I guess if they have a large candidate pool and have two or three people that would fit the bill, a thank you note might be something that pushes you over the edge into or out of the job. So, I'd recommend it but I'd keep my expectations in check that it probably isn't going to mean the difference between no job offers and lots of job offers.

I will say that I recently interviewed roughly 25 or so individuals over the past two months. Personally the thank you notes received had absolutely not bearing on our hiring decisions. It was hands down the connection that was felt with the individual interviewed coupled with their overall experience and professional capabilities. I noticed the ones that took the time to do things such as write personable, hand written notes were the ones attempting to make up for other areas in which they were lacking.

This does not mean it should not be done, however in most professional positions, it is not HR who is making the hiring decisions. People need to spend time concentrating on other aspects of landing the job. Past experiences and the ability to connect and/or relate to the interviewer goes much further than a note.

As they say, a good resume gets you in the door, but it is note a good note that lands the job. In fact, most of the notes I often receive are from candidates I do not even remember. So many people fail to concentrate their efforts on the actual interview itself and that is ashame. Obviously it depends on the position but if you are going in for a well paid, professional position, I think a follow up note is not going to sway any decisions that are going to be made.

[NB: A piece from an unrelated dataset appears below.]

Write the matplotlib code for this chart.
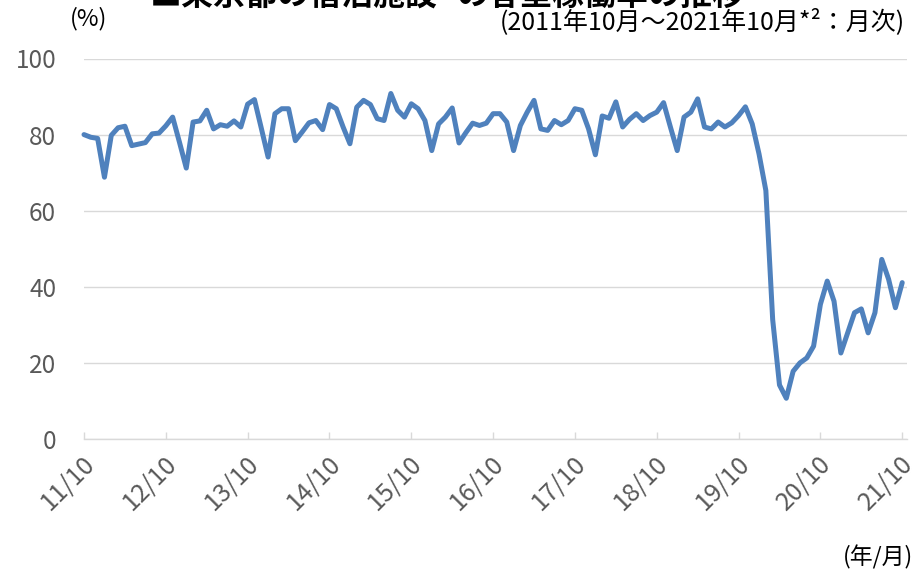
#!/usr/bin/env python3
"""
Tokyo lodging facilities: monthly guest room occupancy, 2011/10 - 2021/10
"""
import numpy as np
import matplotlib
matplotlib.use("Agg")
import matplotlib.pyplot as plt
from matplotlib.transforms import ScaledTranslation

plt.rcParams['font.family'] = ['Noto Sans CJK JP', 'DejaVu Sans']

# monthly occupancy rate (%), 2011/10 .. 2021/10 (121 months)
occupancy = [
    80.0, 79.3, 79.0, 68.8, 79.8, 81.8, 82.2, 77.1, 77.5, 77.9, 80.2, 80.4,   # 11/10-
    82.3, 84.6, 78.0, 71.2, 83.3, 83.6, 86.4, 81.5, 82.6, 82.2, 83.6, 82.0,   # 12/10-
    88.0, 89.2, 81.7, 74.1, 85.5, 86.8, 86.8, 78.4, 80.7, 83.1, 83.7, 81.3,   # 13/10-
    87.9, 86.8, 82.0, 77.6, 87.2, 89.0, 87.9, 84.2, 83.7, 90.8, 86.4, 84.6,   # 14/10-
    88.1, 86.8, 83.7, 75.8, 82.8, 84.6, 87.0, 77.8, 80.5, 83.0, 82.4, 83.0,   # 15/10-
    85.5, 85.5, 83.3, 75.8, 82.4, 85.9, 89.0, 81.5, 81.1, 83.7, 82.6, 83.7,   # 16/10-
    86.8, 86.4, 81.5, 74.7, 84.9, 84.3, 88.6, 82.0, 84.0, 85.5, 83.7, 85.0,   # 17/10-
    85.9, 88.4, 82.0, 75.8, 84.6, 85.9, 89.4, 82.0, 81.5, 83.3, 82.0, 83.1,   # 18/10-
    85.0, 87.3, 82.8, 74.9, 65.3, 31.4, 14.2, 10.7, 17.8, 20.0, 21.3, 24.4,   # 19/10-
    35.4, 41.5, 36.2, 22.6, 27.9, 33.2, 34.2, 27.9, 33.2, 47.2, 42.0, 34.5,   # 20/10-
    41.1,                                                                      # 21/10
]
tick_labels = ["11/10", "12/10", "13/10", "14/10", "15/10", "16/10",
               "17/10", "18/10", "19/10", "20/10", "21/10"]
y_ticks = [0, 20, 40, 60, 80, 100]

W, H = 922, 571
fig = plt.figure(figsize=(W / 100, H / 100), dpi=100)
ax = fig.add_axes([84 / W, (H - 439) / H, 823 / W, (439 - 58.5) / H])

months = np.arange(len(occupancy))
ax.plot(months, occupancy, color="#4f81bd", lw=3.6, solid_joinstyle="round",
        solid_capstyle="round", clip_on=False, zorder=3)

grid_c = "#d9d9d9"
ax.set_ylim(0, 100)
ax.set_xlim(0, 120.7)
ax.set_yticks(y_ticks)
ax.yaxis.grid(True, color=grid_c, lw=1.0)
ax.set_axisbelow(True)
for s in ["top", "right", "left"]:
    ax.spines[s].set_visible(False)
ax.spines["bottom"].set_color(grid_c)
ax.spines["bottom"].set_linewidth(1.0)

ax.tick_params(axis="y", length=0, pad=20, labelsize=17.5, labelcolor="#595959")
ax.set_xticks(np.arange(0, len(occupancy), 12))
ax.set_xticklabels(tick_labels, rotation=45, ha="right", va="center",
                   rotation_mode="anchor")
ax.tick_params(axis="x", direction="in", length=5, width=1.0, color=grid_c,
               pad=15, labelsize=18, labelcolor="#595959")
# nudge rotated labels a little to the right, like the source
shift = ScaledTranslation(5 / 72, 0, fig.dpi_scale_trans)
for lab in ax.get_xticklabels():
    lab.set_transform(lab.get_transform() + shift)

# texts around the plot (title is cut off at the top, as in the source image)
fig.text(150 / W, (H - 5) / H, "■東京都の宿泊施設", fontsize=23, fontweight="bold",
         ha="left", va="baseline")
fig.text(745 / W, (H - 5) / H, "の客室稼働率の推移", fontsize=23, fontweight="bold",
         ha="right", va="baseline")
fig.text(89 / W, (H - 19) / H, "(%)", fontsize=17, ha="center", va="center")
fig.text(905 / W, (H - 22) / H, "(2011年10月～2021年10月*²：月次)", fontsize=18,
         ha="right", va="center")
fig.text(913 / W, (H - 557) / H, "(年/月)", fontsize=16.5, ha="right", va="center")

fig.savefig("out.png", dpi=100)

Just my two cents, for what it is worth.

I would have been in the "it can't hurt" camp, but after reading the comments so far I wonder if it could. In the past I have sent them out when job hunting and gotten a favorable response, but that was a long time ago. I agree that making a connection *during* the interview is more important. I think at this point I'd be more likely to send an email following up on a topic we'd connected on during the interview, plus thanking them.

I would base my decision on my initial take on the interviewer. No-nonsense types probably would not appreciate thank you notes, but open and responsive interviewers may really appreciate it.

Based on reading posts and comments on FMF for the last year, I'd think that you might want to skip thank you notes to engineers, lol, since they see it as sucking up, but you definitely want to send them to sales or marketing interviewers since it shows good networking skills.

I guess they can't hurt.

I suppose it depends on the situation.

But for when we were hiring people a thank you note would have had zero impact. The jobs were won based entirely on the resumes & impression made in the interviews. And if we ever ran into a 'too close to call' decision we wouldn't decide it on something as trivial as a thank you note. We'd do another round of interviews between the 2 candidates.

Say you have two candidates who are as equal for the position as can be. One sends you a thoughtful thank-you note and the other nothing. Who would you choose then? (I bet it is the thank-you note person) Sure it might not help 99% of the time, but the 1% of the time it does help, it could be the best 5 minute investment you ever made.